DATA EXCERPT:
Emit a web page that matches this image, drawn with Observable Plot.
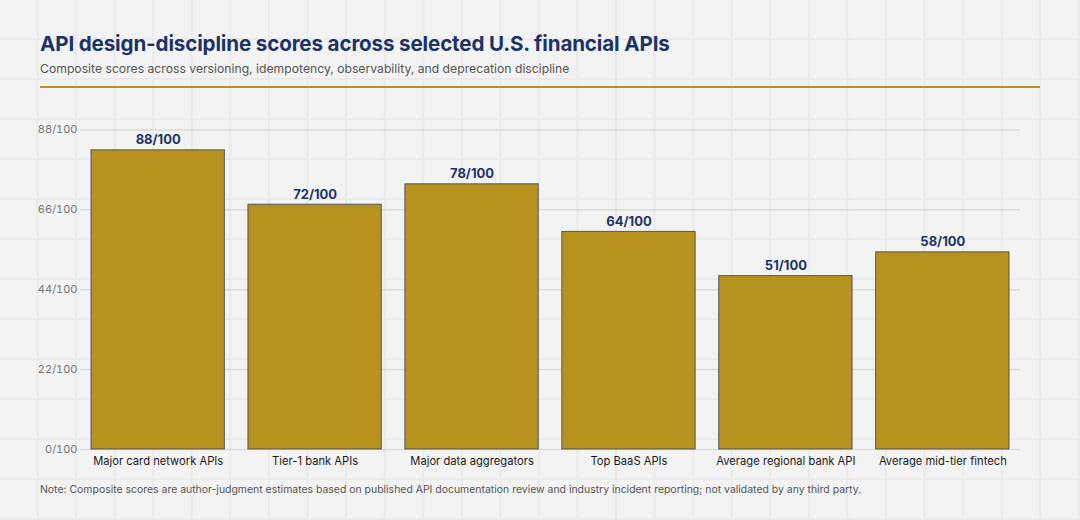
<!DOCTYPE html>
<html>
<head>
<meta charset="utf-8">
<script src="https://cdn.jsdelivr.net/npm/d3@7"></script>
<script src="https://cdn.jsdelivr.net/npm/@observablehq/plot@0.6"></script>
<style>
  html, body { margin: 0; padding: 0; }
  body {
    width: 1080px; height: 520px; overflow: hidden;
    font-family: Inter, "Noto Sans", sans-serif;
    background-color: #f3f3f3;
    background-image:
      linear-gradient(to right, transparent calc(100% - 1.5px), #eaeaea calc(100% - 1.5px)),
      linear-gradient(to bottom, transparent calc(100% - 1.5px), #eaeaea calc(100% - 1.5px));
    background-size: 38.57px 40px;
    position: relative;
  }
  #title { position: absolute; left: 40px; top: 31px; font-size: 20.6px; font-weight: 700; color: #1b3366; letter-spacing: -0.15px; }
  #subtitle { position: absolute; left: 40px; top: 61px; font-size: 12.2px; color: #555; }
  #rule { position: absolute; left: 40px; top: 86px; width: 1000px; height: 2px; background: #b8921f; }
  #chart { position: absolute; left: 0; top: 95px; }
  #note { position: absolute; left: 40px; top: 483px; font-size: 10.45px; color: #555; }
</style>
</head>
<body>
<div id="title">API design-discipline scores across selected U.S. financial APIs</div>
<div id="subtitle">Composite scores across versioning, idempotency, observability, and deprecation discipline</div>
<div id="rule"></div>
<div id="chart"></div>
<div id="note">Note: Composite scores are author-judgment estimates based on published API documentation review and industry incident reporting; not validated by any third party.</div>
<script>
const categories = ["Major card network APIs", "Tier-1 bank APIs", "Major data aggregators", "Top BaaS APIs", "Average regional bank API", "Average mid-tier fintech"];
const scores = [88, 72, 78, 64, 51, 58];
const yTickValues = [0, 23.5, 47, 70.5, 94];
const yTickLabels = ["0/100", "22/100", "44/100", "66/100", "88/100"];

const data = categories.map((c, i) => ({category: c, score: scores[i]}));

const chart = Plot.plot({
  width: 1080,
  height: 380,
  marginLeft: 80,
  marginRight: 60,
  marginTop: 14,
  marginBottom: 26,
  style: {background: "transparent", fontFamily: "Inter, 'Noto Sans', sans-serif"},
  x: {domain: categories, paddingInner: 0.15, paddingOuter: 0.07, round: false, label: null},
  y: {domain: [0, 100], label: null},
  marks: [
    Plot.ruleY(yTickValues, {stroke: "#dadada", strokeWidth: 1.5}),
    Plot.barY(data, {x: "category", y: "score", fill: "#b8921f", stroke: "#1f3a68", strokeOpacity: 0.75, strokeWidth: 1}),
    Plot.text(data, {x: "category", y: "score", text: d => d.score + "/100", dy: -6, lineAnchor: "bottom", fontWeight: 700, fontSize: 13, fill: "#1b3366"}),
    Plot.axisY({ticks: yTickValues, tickFormat: (d, i) => yTickLabels[yTickValues.indexOf(d)], tickSize: 0, tickPadding: 3, fontSize: 11, color: "#777", label: null}),
    Plot.axisX({tickSize: 0, tickPadding: 8, fontSize: 11.2, color: "#1a1a1a", label: null})
  ]
});
document.getElementById("chart").appendChild(chart);
</script>
</body>
</html>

EXERCISE GOAL: Your task is to repeat the material above exactly, without its pictures.

RESPONSE:
Emit a web page that matches this image, drawn with Observable Plot.
<!DOCTYPE html>
<html>
<head>
<meta charset="utf-8">
<script src="https://cdn.jsdelivr.net/npm/d3@7"></script>
<script src="https://cdn.jsdelivr.net/npm/@observablehq/plot@0.6"></script>
<style>
  html, body { margin: 0; padding: 0; }
  body {
    width: 1080px; height: 520px; overflow: hidden;
    font-family: Inter, "Noto Sans", sans-serif;
    background-color: #f3f3f3;
    background-image:
      linear-gradient(to right, transparent calc(100% - 1.5px), #eaeaea calc(100% - 1.5px)),
      linear-gradient(to bottom, transparent calc(100% - 1.5px), #eaeaea calc(100% - 1.5px));
    background-size: 38.57px 40px;
    position: relative;
  }
  #title { position: absolute; left: 40px; top: 31px; font-size: 20.6px; font-weight: 700; color: #1b3366; letter-spacing: -0.15px; }
  #subtitle { position: absolute; left: 40px; top: 61px; font-size: 12.2px; color: #555; }
  #rule { position: absolute; left: 40px; top: 86px; width: 1000px; height: 2px; background: #b8921f; }
  #chart { position: absolute; left: 0; top: 95px; }
  #note { position: absolute; left: 40px; top: 483px; font-size: 10.45px; color: #555; }
</style>
</head>
<body>
<div id="title">API design-discipline scores across selected U.S. financial APIs</div>
<div id="subtitle">Composite scores across versioning, idempotency, observability, and deprecation discipline</div>
<div id="rule"></div>
<div id="chart"></div>
<div id="note">Note: Composite scores are author-judgment estimates based on published API documentation review and industry incident reporting; not validated by any third party.</div>
<script>
const categories = ["Major card network APIs", "Tier-1 bank APIs", "Major data aggregators", "Top BaaS APIs", "Average regional bank API", "Average mid-tier fintech"];
const scores = [88, 72, 78, 64, 51, 58];
const yTickValues = [0, 23.5, 47, 70.5, 94];
const yTickLabels = ["0/100", "22/100", "44/100", "66/100", "88/100"];

const data = categories.map((c, i) => ({category: c, score: scores[i]}));

const chart = Plot.plot({
  width: 1080,
  height: 380,
  marginLeft: 80,
  marginRight: 60,
  marginTop: 14,
  marginBottom: 26,
  style: {background: "transparent", fontFamily: "Inter, 'Noto Sans', sans-serif"},
  x: {domain: categories, paddingInner: 0.15, paddingOuter: 0.07, round: false, label: null},
  y: {domain: [0, 100], label: null},
  marks: [
    Plot.ruleY(yTickValues, {stroke: "#dadada", strokeWidth: 1.5}),
    Plot.barY(data, {x: "category", y: "score", fill: "#b8921f", stroke: "#1f3a68", strokeOpacity: 0.75, strokeWidth: 1}),
    Plot.text(data, {x: "category", y: "score", text: d => d.score + "/100", dy: -6, lineAnchor: "bottom", fontWeight: 700, fontSize: 13, fill: "#1b3366"}),
    Plot.axisY({ticks: yTickValues, tickFormat: (d, i) => yTickLabels[yTickValues.indexOf(d)], tickSize: 0, tickPadding: 3, fontSize: 11, color: "#777", label: null}),
    Plot.axisX({tickSize: 0, tickPadding: 8, fontSize: 11.2, color: "#1a1a1a", label: null})
  ]
});
document.getElementById("chart").appendChild(chart);
</script>
</body>
</html>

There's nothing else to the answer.